● Requirement
Extract word for word the lines of the listing from its start to the line holding "mrc_f_s = [1.0, 0.86, 0.774, 0.70, 0.62, 0.62]", both ends kept; pictures are not part of the copy.

● Data excerpt
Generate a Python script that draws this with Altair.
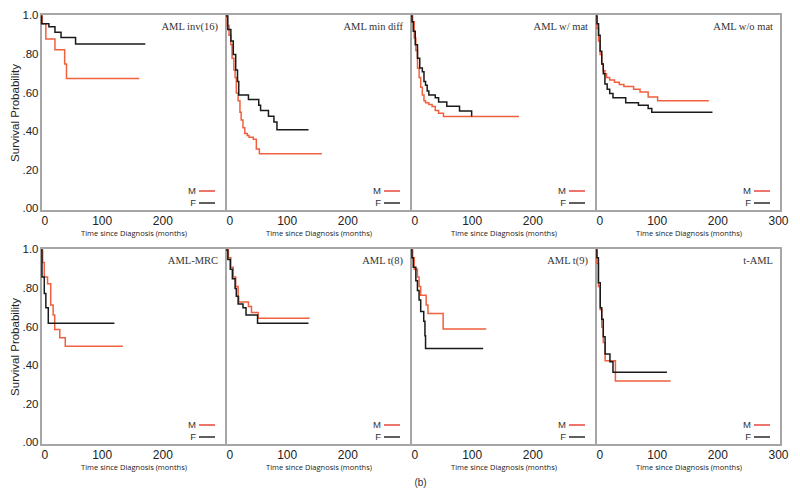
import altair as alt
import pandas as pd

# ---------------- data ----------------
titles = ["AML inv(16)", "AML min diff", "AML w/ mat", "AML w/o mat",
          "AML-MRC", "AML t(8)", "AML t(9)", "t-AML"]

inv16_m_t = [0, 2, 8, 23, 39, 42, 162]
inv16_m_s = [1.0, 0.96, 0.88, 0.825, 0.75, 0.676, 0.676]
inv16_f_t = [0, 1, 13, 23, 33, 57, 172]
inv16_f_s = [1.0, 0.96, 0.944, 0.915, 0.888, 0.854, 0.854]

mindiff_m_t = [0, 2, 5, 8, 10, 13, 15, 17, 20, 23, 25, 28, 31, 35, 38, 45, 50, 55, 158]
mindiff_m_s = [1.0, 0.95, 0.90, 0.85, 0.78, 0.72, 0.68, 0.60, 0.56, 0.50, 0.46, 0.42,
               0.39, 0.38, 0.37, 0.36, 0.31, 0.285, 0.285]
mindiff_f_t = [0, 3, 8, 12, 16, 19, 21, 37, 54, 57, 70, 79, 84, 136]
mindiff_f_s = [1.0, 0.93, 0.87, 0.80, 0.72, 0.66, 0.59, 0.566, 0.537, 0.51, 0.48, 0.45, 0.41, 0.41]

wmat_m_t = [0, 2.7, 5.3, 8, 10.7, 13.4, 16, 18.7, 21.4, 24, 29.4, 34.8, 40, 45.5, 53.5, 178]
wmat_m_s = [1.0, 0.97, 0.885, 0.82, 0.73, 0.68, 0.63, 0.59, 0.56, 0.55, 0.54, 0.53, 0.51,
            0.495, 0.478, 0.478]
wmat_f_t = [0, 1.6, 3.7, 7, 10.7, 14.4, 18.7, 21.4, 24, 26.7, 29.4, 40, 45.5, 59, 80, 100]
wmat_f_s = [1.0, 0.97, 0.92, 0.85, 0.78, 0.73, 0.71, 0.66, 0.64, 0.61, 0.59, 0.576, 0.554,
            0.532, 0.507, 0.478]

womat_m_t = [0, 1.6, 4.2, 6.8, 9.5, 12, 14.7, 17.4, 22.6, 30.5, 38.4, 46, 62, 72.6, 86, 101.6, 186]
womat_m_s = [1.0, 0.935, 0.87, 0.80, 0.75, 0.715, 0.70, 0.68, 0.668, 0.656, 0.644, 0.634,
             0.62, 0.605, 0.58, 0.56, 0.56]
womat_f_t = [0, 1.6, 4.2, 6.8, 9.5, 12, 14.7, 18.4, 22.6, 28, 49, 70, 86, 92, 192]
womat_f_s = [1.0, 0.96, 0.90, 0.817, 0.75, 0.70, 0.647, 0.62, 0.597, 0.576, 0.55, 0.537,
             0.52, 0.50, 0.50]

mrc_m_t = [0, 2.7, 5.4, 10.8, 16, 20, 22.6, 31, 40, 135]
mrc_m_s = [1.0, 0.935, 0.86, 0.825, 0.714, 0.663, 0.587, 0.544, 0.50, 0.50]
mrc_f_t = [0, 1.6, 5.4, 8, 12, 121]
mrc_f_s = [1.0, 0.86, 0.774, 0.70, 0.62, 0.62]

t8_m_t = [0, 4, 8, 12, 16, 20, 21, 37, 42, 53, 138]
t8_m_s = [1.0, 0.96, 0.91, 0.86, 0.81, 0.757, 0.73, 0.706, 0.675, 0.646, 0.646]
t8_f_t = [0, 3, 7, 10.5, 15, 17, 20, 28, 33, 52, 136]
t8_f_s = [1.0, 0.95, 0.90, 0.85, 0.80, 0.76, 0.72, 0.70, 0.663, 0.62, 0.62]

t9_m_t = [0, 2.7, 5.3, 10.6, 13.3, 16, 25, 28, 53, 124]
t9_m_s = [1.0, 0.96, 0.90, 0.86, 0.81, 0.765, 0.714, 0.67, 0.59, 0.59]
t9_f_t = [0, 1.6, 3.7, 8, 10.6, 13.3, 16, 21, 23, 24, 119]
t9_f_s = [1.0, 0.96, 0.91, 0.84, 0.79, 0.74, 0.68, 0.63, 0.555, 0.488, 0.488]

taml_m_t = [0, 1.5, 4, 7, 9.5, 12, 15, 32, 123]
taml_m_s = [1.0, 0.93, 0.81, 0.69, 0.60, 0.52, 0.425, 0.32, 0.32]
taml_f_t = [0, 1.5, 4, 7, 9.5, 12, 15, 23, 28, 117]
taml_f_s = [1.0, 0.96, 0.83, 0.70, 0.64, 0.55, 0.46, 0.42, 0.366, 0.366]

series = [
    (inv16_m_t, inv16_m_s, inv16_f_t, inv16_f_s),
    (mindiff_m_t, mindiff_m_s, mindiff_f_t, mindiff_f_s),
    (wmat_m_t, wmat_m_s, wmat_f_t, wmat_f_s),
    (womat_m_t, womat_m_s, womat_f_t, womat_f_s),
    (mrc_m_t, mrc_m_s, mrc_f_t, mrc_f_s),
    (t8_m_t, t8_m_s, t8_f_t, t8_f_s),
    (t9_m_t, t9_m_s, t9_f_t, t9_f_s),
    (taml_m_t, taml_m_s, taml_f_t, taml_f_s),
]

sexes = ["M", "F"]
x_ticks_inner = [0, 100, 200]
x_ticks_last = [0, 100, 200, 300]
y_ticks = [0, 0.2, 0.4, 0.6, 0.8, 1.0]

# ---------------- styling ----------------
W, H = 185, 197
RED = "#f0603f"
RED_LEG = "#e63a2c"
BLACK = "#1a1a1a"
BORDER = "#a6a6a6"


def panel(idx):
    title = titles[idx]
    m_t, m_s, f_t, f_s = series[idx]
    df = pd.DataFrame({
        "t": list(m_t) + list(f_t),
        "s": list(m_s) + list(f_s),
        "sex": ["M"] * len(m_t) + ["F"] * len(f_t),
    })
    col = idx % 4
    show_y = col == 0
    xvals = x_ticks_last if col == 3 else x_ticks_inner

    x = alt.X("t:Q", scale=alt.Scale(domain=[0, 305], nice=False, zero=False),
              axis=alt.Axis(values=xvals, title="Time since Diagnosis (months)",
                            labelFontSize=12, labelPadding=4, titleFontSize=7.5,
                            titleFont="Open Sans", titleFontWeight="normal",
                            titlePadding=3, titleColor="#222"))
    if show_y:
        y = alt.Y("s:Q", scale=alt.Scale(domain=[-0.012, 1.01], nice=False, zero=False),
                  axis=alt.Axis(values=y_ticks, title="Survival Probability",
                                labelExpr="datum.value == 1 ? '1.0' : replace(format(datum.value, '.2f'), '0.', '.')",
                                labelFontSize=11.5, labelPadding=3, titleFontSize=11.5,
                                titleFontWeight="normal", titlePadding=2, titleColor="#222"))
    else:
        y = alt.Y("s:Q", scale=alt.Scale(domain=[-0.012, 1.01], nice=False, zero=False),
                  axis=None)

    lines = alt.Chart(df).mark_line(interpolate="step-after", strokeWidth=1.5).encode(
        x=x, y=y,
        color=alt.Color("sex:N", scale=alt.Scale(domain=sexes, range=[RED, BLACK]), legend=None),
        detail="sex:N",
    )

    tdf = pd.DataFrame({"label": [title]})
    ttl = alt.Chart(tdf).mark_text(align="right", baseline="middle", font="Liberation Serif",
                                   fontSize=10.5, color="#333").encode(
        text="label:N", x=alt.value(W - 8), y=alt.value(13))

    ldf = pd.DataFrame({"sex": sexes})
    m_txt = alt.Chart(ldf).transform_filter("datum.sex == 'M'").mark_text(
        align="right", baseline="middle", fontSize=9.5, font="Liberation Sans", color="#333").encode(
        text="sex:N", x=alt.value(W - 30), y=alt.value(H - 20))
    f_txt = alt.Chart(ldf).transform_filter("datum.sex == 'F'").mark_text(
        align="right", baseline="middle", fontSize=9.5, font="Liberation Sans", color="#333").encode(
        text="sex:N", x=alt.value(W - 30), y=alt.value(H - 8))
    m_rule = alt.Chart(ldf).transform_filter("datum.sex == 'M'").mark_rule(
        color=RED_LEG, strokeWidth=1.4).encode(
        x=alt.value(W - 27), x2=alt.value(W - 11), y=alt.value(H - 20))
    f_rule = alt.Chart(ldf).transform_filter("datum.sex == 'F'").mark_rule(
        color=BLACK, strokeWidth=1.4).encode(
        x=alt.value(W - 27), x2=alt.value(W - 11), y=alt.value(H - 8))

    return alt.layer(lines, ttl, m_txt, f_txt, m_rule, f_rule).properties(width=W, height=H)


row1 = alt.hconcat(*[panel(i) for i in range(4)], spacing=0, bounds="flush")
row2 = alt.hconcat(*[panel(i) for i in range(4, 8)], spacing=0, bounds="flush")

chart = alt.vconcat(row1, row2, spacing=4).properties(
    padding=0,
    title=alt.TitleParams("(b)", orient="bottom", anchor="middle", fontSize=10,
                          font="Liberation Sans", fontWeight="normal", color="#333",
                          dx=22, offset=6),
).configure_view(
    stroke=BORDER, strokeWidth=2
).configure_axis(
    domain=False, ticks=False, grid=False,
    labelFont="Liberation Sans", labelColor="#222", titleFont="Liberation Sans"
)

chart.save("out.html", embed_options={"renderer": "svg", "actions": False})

● Task answer
Generate a Python script that draws this with Altair.
import altair as alt
import pandas as pd

# ---------------- data ----------------
titles = ["AML inv(16)", "AML min diff", "AML w/ mat", "AML w/o mat",
          "AML-MRC", "AML t(8)", "AML t(9)", "t-AML"]

inv16_m_t = [0, 2, 8, 23, 39, 42, 162]
inv16_m_s = [1.0, 0.96, 0.88, 0.825, 0.75, 0.676, 0.676]
inv16_f_t = [0, 1, 13, 23, 33, 57, 172]
inv16_f_s = [1.0, 0.96, 0.944, 0.915, 0.888, 0.854, 0.854]

mindiff_m_t = [0, 2, 5, 8, 10, 13, 15, 17, 20, 23, 25, 28, 31, 35, 38, 45, 50, 55, 158]
mindiff_m_s = [1.0, 0.95, 0.90, 0.85, 0.78, 0.72, 0.68, 0.60, 0.56, 0.50, 0.46, 0.42,
               0.39, 0.38, 0.37, 0.36, 0.31, 0.285, 0.285]
mindiff_f_t = [0, 3, 8, 12, 16, 19, 21, 37, 54, 57, 70, 79, 84, 136]
mindiff_f_s = [1.0, 0.93, 0.87, 0.80, 0.72, 0.66, 0.59, 0.566, 0.537, 0.51, 0.48, 0.45, 0.41, 0.41]

wmat_m_t = [0, 2.7, 5.3, 8, 10.7, 13.4, 16, 18.7, 21.4, 24, 29.4, 34.8, 40, 45.5, 53.5, 178]
wmat_m_s = [1.0, 0.97, 0.885, 0.82, 0.73, 0.68, 0.63, 0.59, 0.56, 0.55, 0.54, 0.53, 0.51,
            0.495, 0.478, 0.478]
wmat_f_t = [0, 1.6, 3.7, 7, 10.7, 14.4, 18.7, 21.4, 24, 26.7, 29.4, 40, 45.5, 59, 80, 100]
wmat_f_s = [1.0, 0.97, 0.92, 0.85, 0.78, 0.73, 0.71, 0.66, 0.64, 0.61, 0.59, 0.576, 0.554,
            0.532, 0.507, 0.478]

womat_m_t = [0, 1.6, 4.2, 6.8, 9.5, 12, 14.7, 17.4, 22.6, 30.5, 38.4, 46, 62, 72.6, 86, 101.6, 186]
womat_m_s = [1.0, 0.935, 0.87, 0.80, 0.75, 0.715, 0.70, 0.68, 0.668, 0.656, 0.644, 0.634,
             0.62, 0.605, 0.58, 0.56, 0.56]
womat_f_t = [0, 1.6, 4.2, 6.8, 9.5, 12, 14.7, 18.4, 22.6, 28, 49, 70, 86, 92, 192]
womat_f_s = [1.0, 0.96, 0.90, 0.817, 0.75, 0.70, 0.647, 0.62, 0.597, 0.576, 0.55, 0.537,
             0.52, 0.50, 0.50]

mrc_m_t = [0, 2.7, 5.4, 10.8, 16, 20, 22.6, 31, 40, 135]
mrc_m_s = [1.0, 0.935, 0.86, 0.825, 0.714, 0.663, 0.587, 0.544, 0.50, 0.50]
mrc_f_t = [0, 1.6, 5.4, 8, 12, 121]
mrc_f_s = [1.0, 0.86, 0.774, 0.70, 0.62, 0.62]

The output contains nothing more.